How am I wasting it? Various ways. I've started playing Grand Theft Auto: Vice City. I played the game way back when it first came out (2002? 2003? something like that, right?) but never got that far. I didn't quite get the motif and ended up running around for hours just shooting people and running over people in various cars [not that this isn't a way to play it, it just doesn't go very far]. It ended up with me getting arrested, punching a cop, getting re-arrested, punching another cop, getting shot and killed. Over and over. I found some cheat codes for getting a tank and went around blowing things up. I think I finished maybe four or five missions. A year or so ago I played GTA3, and actually got into it. Sarah might say too much ;). Anyhow, after playing it and "getting" it, I went on and played it's "prequel", Liberty City Stories. Now I'm doing Vice City.

Sometime in a few months I will do Vice City Stories and then finish up with San Adreas. I no longer play videogames like I used to play videogames, meaning things I can fit around audiobook listening or while chatting (see: Plants vs Zombies and Minecraft) get played while longer games get toodled with and then abandoned. Still. There is something about smashing a taxi into the edge of a bridge just to flip it over and land on the ground down below in a hurry. Plus, the world building in the series if really top notch. It gets overshadowed by the game's notorious violence but really is amazing. If you have never experienced, fire one up and just drive around. You end up having to learn the layout of the city to get around in the game and at first it seems impossible but after a bit you learn streets and short cuts and such.

I have also been watching Brisco County, Jr. The old semi-weird Western series starring Bruce Campbell. It's a lot of fun, but I thought the series was going to be a bit more weird. Not that it doesn't have plenty of crazy, the last episode I saw had land pirates complete with Jolly Rogers on their coaches.
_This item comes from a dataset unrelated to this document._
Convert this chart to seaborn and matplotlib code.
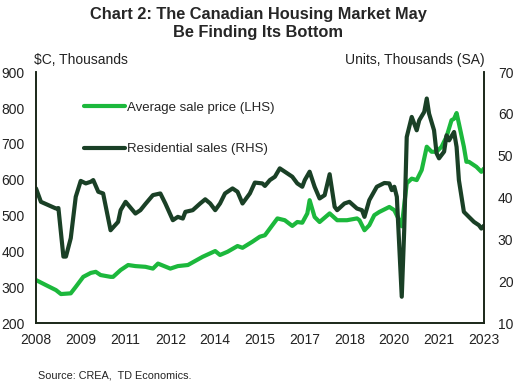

I just, you know, expected a little more Army of Darkness level insanity. And this is why I don't get to direct my own TV shows.

Last night, watched Jackie Brown, the Elmore Leonard novel (i.e., Rum Punch) turned into a Taratino movie. Saw it last back in theaters, around 1997. Pulp Fiction had made a big splash, with some loving it and some hating it, and so there was a lot of expectation for Brown, which had the quite warm Pam Grier in it in what I guess was a comeback role though I don't know if she ever capitalized on it. I think, at the time, it was treated as an ok movie but weak after after the violent splendor of QT's previous two. I liked it, but I seem to remember the friend that I saw it with being disappointed in it. Watching it again, I'd have to say that while Pulp Fiction is a stronger movie, in dialogue and technical aspects, I think that Jackie Brown is maybe a better in the sense of more natural, human movie. The story isn't a series of little glimpses with only edges of consequence, but actual characters with a proper pulse. There are fewer scenes that have cult status, fewer "gotcha" lines, but that's because it is more evenly keeled. Plus, the Robert Forster with Pam Grier semi-romance angle is perfectly bittersweet. I don't own it (I just watched it through Amazon's streaming video) but I might need to buy a copy. Samuel L. Jackson has some of the best lines of his career in this movie (though, alas, nothing quite as great as his speech in Pulp Fiction).

And well, that wraps up my random un-update. The downside to wasting time is that it is hard to turn that time wasting into a proper post. heh. I'm about to go and play some more Vice City and then finish reading Freaky Deaky.